Жофи все стояла в дверях.

— Говорю же, она девчушка еще. Такие маленькие да слабенькие птенчики в ласке нуждаются, молодой барин.

— Ну-с, а с чего вы взяли, будто она мне симпатизирует?

— Вы меня только не выдавайте! — сказала Жофи. — Она, молодой барин, заставила меня разыскать фотографию вашу, вставила ее в красивую золотую рамочку и повесила над своей кроватью.

— Над кроватью? Ну ладно вам, подите к дьяволу, старая сводня, — сказал я.

Оглядываясь назад, я вижу, что за последнее время Жофи сильно сдала: не только ноги, но и дух ее притомился. Она стала от этого многоречивей — как, впрочем, и я, что по вышеизложенному заметить нетрудно. В старости человек словесами возмещает недостающие мысли — вы только понаблюдайте, с какой поразительной быстротой вскакивают слова на их место! Не раз уж и у меня — обыкновенно в живой речи — бывало так, словно я читаю готовый текст, заранее отпечатанный в мозгу, особенно когда намерен говорить правду; перо мое обходится пока без трафаретов, и это, по-видимому, должно успокаивать. Но до каких пор? — задаю я себе иногда вопрос, и, сказать по совести, не без тревоги. А потом, замечу ли я, если обызвествление черепной коробки перейдет на кончик моего пера? Когда следует остановить его бег, кто мне скажет об этом? И поверю ли я? Рассчитывать на сострадание не приходится, рьяная молодежь следует по пятам. Что ж, смена поколений! Но для того, кого сменяют, спрашиваю я себя, это тоже веселое развлечение?

Разумеется, я-то пока еще крепок, даже если память моя нуждается порою в подпорках, полагал я в ту пору.

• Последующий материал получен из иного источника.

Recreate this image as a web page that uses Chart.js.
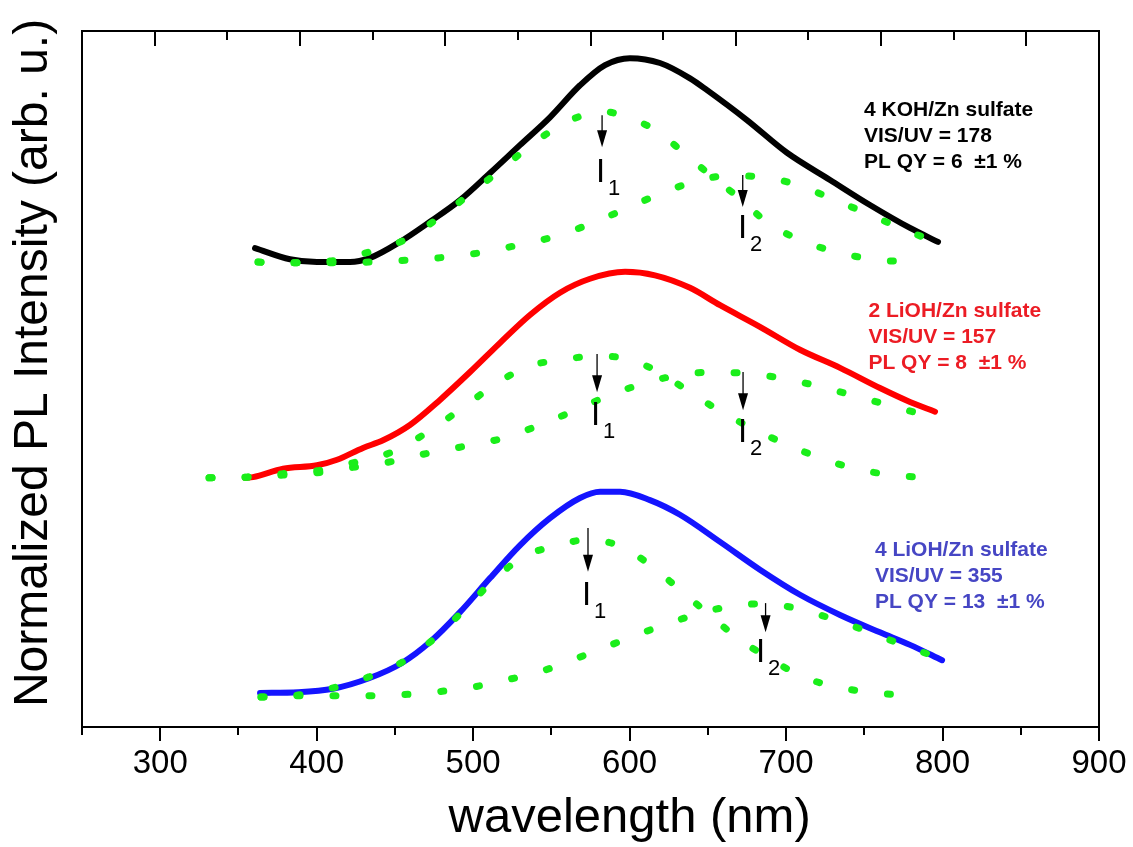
<!DOCTYPE html>
<html>
<head>
<meta charset="utf-8">
<script src="https://cdn.jsdelivr.net/npm/chart.js@4"></script>
<style>
  html, body { margin: 0; padding: 0; background: #fff; }
  canvas { display: block; }
</style>
</head>
<body>
<canvas id="plChart" width="1133" height="847"></canvas>
<script>
// wavelength (nm) and normalized PL intensity (curves are stacked)
const kohWl  = [360.6, 382.9, 400.2, 421.3, 434.1, 453.2, 472.4, 491.6, 510.8, 529.9, 549.1, 568.3, 584.3, 600.2, 619.4, 638.6, 649.5, 675.0, 700.6, 728.1, 753.6, 779.2, 797.1];
const kohPl  = [0.688, 0.672, 0.668, 0.668, 0.674, 0.697, 0.726, 0.757, 0.796, 0.836, 0.876, 0.922, 0.951, 0.961, 0.954, 0.932, 0.915, 0.872, 0.825, 0.786, 0.750, 0.717, 0.697];
const kohI1Wl = [362.5, 386.1, 410.4, 432.8, 456.4, 478.8, 498.0, 517.2, 533.1, 551.0, 572.8, 584.3, 595.8, 616.2, 634.1, 652.0, 670.6, 688.5, 708.9, 734.5, 760.0, 783.7];
const kohI1Pl = [0.668, 0.667, 0.670, 0.682, 0.700, 0.733, 0.766, 0.800, 0.829, 0.858, 0.881, 0.884, 0.878, 0.858, 0.826, 0.792, 0.759, 0.724, 0.700, 0.681, 0.671, 0.668];
const kohI2Wl = [362.5, 389.3, 434.1, 459.6, 482.0, 506.3, 529.9, 551.0, 572.8, 593.9, 616.2, 639.2, 662.9, 685.3, 707.0, 731.3, 753.6, 776.0, 795.8];
const kohI2Pl = [0.668, 0.667, 0.668, 0.671, 0.675, 0.682, 0.693, 0.704, 0.721, 0.741, 0.763, 0.782, 0.792, 0.790, 0.779, 0.757, 0.736, 0.714, 0.697];

const li2Wl  = [354.2, 359.3, 378.5, 400.2, 413.0, 429.6, 442.4, 459.6, 478.8, 498.0, 517.2, 536.3, 555.5, 574.7, 597.1, 616.2, 638.6, 657.8, 683.3, 708.9, 734.5, 760.0, 779.2, 795.2];
const li2Pl  = [0.358, 0.359, 0.371, 0.376, 0.384, 0.401, 0.412, 0.434, 0.470, 0.510, 0.552, 0.592, 0.624, 0.644, 0.654, 0.649, 0.631, 0.606, 0.575, 0.542, 0.516, 0.487, 0.467, 0.453];
const li2I1Wl = [331.2, 355.5, 378.5, 402.8, 425.8, 448.1, 471.1, 492.9, 515.2, 536.3, 555.5, 577.9, 598.3, 619.4, 638.6, 657.8, 680.1, 702.5, 724.9, 748.5, 772.8, 796.5];
const li2I1Pl = [0.358, 0.359, 0.364, 0.369, 0.381, 0.395, 0.424, 0.458, 0.494, 0.519, 0.527, 0.533, 0.529, 0.509, 0.481, 0.454, 0.427, 0.404, 0.384, 0.369, 0.361, 0.358];
const li2I2Wl = [331.2, 355.5, 378.5, 402.8, 425.8, 449.4, 472.4, 496.1, 519.1, 542.7, 565.1, 587.5, 609.8, 632.2, 654.6, 678.2, 702.5, 724.9, 748.5, 772.8, 795.2];
const li2I2Pl = [0.358, 0.359, 0.362, 0.366, 0.374, 0.382, 0.394, 0.404, 0.415, 0.434, 0.455, 0.477, 0.494, 0.506, 0.510, 0.507, 0.499, 0.487, 0.473, 0.458, 0.444];

const li4Wl  = [363.8, 388.1, 410.4, 433.4, 454.5, 472.4, 491.6, 510.8, 529.9, 549.1, 568.3, 581.1, 593.9, 613.0, 632.2, 657.8, 683.3, 708.9, 734.5, 760.0, 779.2, 799.7];
const li4Pl  = [0.049, 0.050, 0.055, 0.070, 0.092, 0.122, 0.165, 0.214, 0.261, 0.300, 0.329, 0.338, 0.338, 0.326, 0.305, 0.266, 0.226, 0.190, 0.161, 0.136, 0.118, 0.096];
const li4I1Wl = [364.4, 388.1, 411.7, 433.4, 454.5, 475.6, 496.7, 517.2, 536.3, 551.0, 572.8, 593.9, 613.0, 632.2, 652.7, 670.6, 689.1, 710.8, 733.8, 757.5, 781.1];
const li4I1Pl = [0.043, 0.046, 0.057, 0.072, 0.093, 0.128, 0.174, 0.220, 0.249, 0.259, 0.269, 0.260, 0.233, 0.197, 0.158, 0.125, 0.099, 0.072, 0.057, 0.049, 0.045];
const li4I2Wl = [364.4, 388.1, 412.3, 435.3, 459.0, 482.6, 506.3, 529.3, 551.7, 573.4, 595.1, 616.2, 638.6, 661.0, 683.3, 705.7, 731.3, 754.9, 779.2, 798.4];
const li4I2Pl = [0.043, 0.045, 0.045, 0.045, 0.047, 0.052, 0.060, 0.072, 0.086, 0.105, 0.124, 0.142, 0.159, 0.172, 0.177, 0.171, 0.154, 0.135, 0.114, 0.099];

const xTickLabels = ['300', '400', '500', '600', '700', '800', '900'];

// peak markers: wavelength, arrow start, arrow tip, label subscript
const arrowWl   = [582.4, 672.3, 579.2, 672.5, 573.4, 686.9];
const arrowFrom = [0.879, 0.793, 0.536, 0.510, 0.286, 0.178];
const arrowTo   = [0.833, 0.747, 0.481, 0.455, 0.223, 0.136];
const peakLabelWl = [580.4, 671.2, 577.2, 671.2, 571.5, 682.7];
const peakLabelPl = [0.783, 0.703, 0.434, 0.409, 0.175, 0.093];
const peakLabelSub = ['1', '2', '1', '2', '1', '2'];

// sample notes
const noteLines = [
  ['4 KOH/Zn sulfate', 'VIS/UV = 178', 'PL QY = 6  \u00b11 %'],
  ['2 LiOH/Zn sulfate', 'VIS/UV = 157', 'PL QY = 8  \u00b11 %'],
  ['4 LiOH/Zn sulfate', 'VIS/UV = 355', 'PL QY = 13  \u00b11 %']
];
const noteWl = [749.8, 752.6, 756.8];
const notePl = [0.878, 0.589, 0.246];
const noteColors = ['#000000', '#ec1c24', '#4646c4'];

const FONT = '"Liberation Sans", Arial, Helvetica, sans-serif';
const GREEN = '#1aee1a';

const pts = (xs, ys) => xs.map((v, i) => ({ x: v, y: ys[i] }));

const solid = (label, xs, ys, color) => ({
  label, data: pts(xs, ys), borderColor: color, borderWidth: 6,
  pointRadius: 0, cubicInterpolationMode: 'monotone', order: 2,
  borderCapStyle: 'round', borderJoinStyle: 'round'
});
const dotted = (label, xs, ys) => ({
  label, data: pts(xs, ys), borderColor: GREEN, borderWidth: 7,
  borderDash: [3, 33], borderCapStyle: 'round',
  pointRadius: 0, cubicInterpolationMode: 'monotone', order: 1
});

const extras = {
  id: 'extras',
  afterDraw(chart) {
    const { ctx, chartArea: a } = chart;
    const x = chart.scales.x, y = chart.scales.y, xTop = chart.scales.xTop;
    ctx.save();
    ctx.strokeStyle = '#000';
    ctx.lineWidth = 2;
    ctx.strokeRect(a.left, a.top, a.right - a.left, a.bottom - a.top);

    const seg = (x1, y1, x2, y2) => { ctx.beginPath(); ctx.moveTo(x1, y1); ctx.lineTo(x2, y2); ctx.stroke(); };
    x.ticks.forEach(t => {
      const px = Math.round(x.getPixelForValue(t.value));
      seg(px, a.bottom, px, a.bottom + (t.value % 100 === 0 ? 14 : 8));
    });
    xTop.ticks.forEach(t => {
      const px = Math.round(xTop.getPixelForValue(t.value));
      seg(px, a.top, px, a.top + (t.value % 2 === 1 ? 15 : 9));
    });

    // axis titles
    ctx.fillStyle = '#000';
    ctx.textAlign = 'center';
    ctx.textBaseline = 'alphabetic';
    ctx.font = '49px ' + FONT;
    ctx.fillText('wavelength (nm)', x.getPixelForValue(600), 832);
    ctx.font = '48px ' + FONT;
    ctx.save();
    ctx.translate(47, y.getPixelForValue(0.523));
    ctx.rotate(-Math.PI / 2);
    ctx.fillText('Normalized PL Intensity (arb. u.)', 0, 0);
    ctx.restore();

    // arrows
    ctx.lineWidth = 1.3;
    arrowWl.forEach((wl, i) => {
      const px = x.getPixelForValue(wl);
      const y1 = y.getPixelForValue(arrowFrom[i]);
      const y2 = y.getPixelForValue(arrowTo[i]);
      seg(px, y1, px, y2 - 10);
      ctx.beginPath();
      ctx.moveTo(px, y2);
      ctx.lineTo(px - 5, y2 - 17);
      ctx.lineTo(px + 5, y2 - 17);
      ctx.closePath();
      ctx.fill();
    });

    // I1 / I2 labels
    ctx.textAlign = 'left';
    peakLabelWl.forEach((wl, i) => {
      const px = x.getPixelForValue(wl) - 3;
      const py = y.getPixelForValue(peakLabelPl[i]);
      ctx.font = '33px ' + FONT;
      ctx.fillText('I', px, py);
      ctx.font = '22px ' + FONT;
      ctx.fillText(peakLabelSub[i], px + 12, py + 13);
    });

    // sample notes
    ctx.font = 'bold 21px ' + FONT;
    noteLines.forEach((lines, i) => {
      const px = x.getPixelForValue(noteWl[i]);
      const py = y.getPixelForValue(notePl[i]);
      ctx.fillStyle = noteColors[i];
      lines.forEach((s, k) => ctx.fillText(s, px, py + k * 26));
    });
    ctx.restore();
  }
};

new Chart(document.getElementById('plChart'), {
  type: 'line',
  data: {
    datasets: [
      dotted('4 KOH I1', kohI1Wl, kohI1Pl),
      dotted('4 KOH I2', kohI2Wl, kohI2Pl),
      dotted('2 LiOH I1', li2I1Wl, li2I1Pl),
      dotted('2 LiOH I2', li2I2Wl, li2I2Pl),
      dotted('4 LiOH I1', li4I1Wl, li4I1Pl),
      dotted('4 LiOH I2', li4I2Wl, li4I2Pl),
      solid('4 KOH/Zn sulfate', kohWl, kohPl, '#000000'),
      solid('2 LiOH/Zn sulfate', li2Wl, li2Pl, '#ff0000'),
      solid('4 LiOH/Zn sulfate', li4Wl, li4Pl, '#1414ff')
    ]
  },
  options: {
    responsive: false,
    animation: false,
    devicePixelRatio: 1,
    layout: { padding: { top: 31, right: 34, bottom: 0, left: 0 } },
    plugins: { legend: { display: false }, tooltip: { enabled: false } },
    scales: {
      x: {
        type: 'linear', position: 'bottom', min: 250, max: 900,
        grid: { display: false, drawTicks: false },
        border: { display: false },
        ticks: {
          stepSize: 50, autoSkip: false, maxRotation: 0, padding: 17,
          color: '#000', font: { family: FONT, size: 33 },
          callback: v => xTickLabels.includes(String(v)) ? String(v) : ''
        },
        afterFit: s => { s.height = 120; s.paddingLeft = 0; s.paddingRight = 0; }
      },
      xTop: {
        type: 'linear', position: 'top', min: 0, max: 14,
        grid: { display: false, drawTicks: false },
        border: { display: false },
        ticks: { display: false, stepSize: 1 },
        afterFit: s => { s.height = 0; s.paddingLeft = 0; s.paddingRight = 0; }
      },
      y: {
        type: 'linear', position: 'left', min: 0, max: 1,
        grid: { display: false, drawTicks: false },
        border: { display: false },
        ticks: { display: false },
        afterFit: s => { s.width = 82; s.paddingTop = 0; s.paddingBottom = 0; }
      }
    }
  },
  plugins: [extras]
});
</script>
</body>
</html>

На другой день, когда Тамаша и его жены не было дома, я поднялся в их квартиру. Комната аккуратно прибрана — видно, что здесь живет Тамаш, но видно и то, что он женат: в ванной комнате я заметил в открытую дверь сушившуюся на плечиках батистовую ночную сорочку с отороченным кружевами воротом. Фотография висела на стене против двери в ванную, над их кроватью. Меня это не порадовало. Я изображен на фотографии в задумчивой позе, подбородок уперся в ладонь, словно я размышляю: а чем же, собственно, занимаются в постели эти двое? Взгляд мой туманен, видно, я никак не могу догадаться. Или мой взор устремлен уже в иной мир, из которого нагромождение твердых тел исчезает, уплывает в иные, неземные сферы? Нет, сказал я про себя, не в моем вкусе быть вечным свидетелем, хотя бы только двухмерным, бесчинств двух молодых существ, я всегда недолюбливал роль voyeur[25]. Да есть в этом и чисто физическая несовместимость: что делать мне, двухмерному, среди тех, кто живет в трех измерениях? Зачем, для чего мне, двухмерному, взирать на то, как разоблачается стройное и красивое девичье тело?

Вот Кати сбрасывает туфли и, не глядя, привычно находит узенькой ножкой домашние шлепанцы.

Вот спускает юбку — я вижу это со стены, — юбка на мгновение задерживается на бедрах, затем, победив колебание, соскальзывает наземь, охватывая тонкие щиколотки волнующимся кольцом.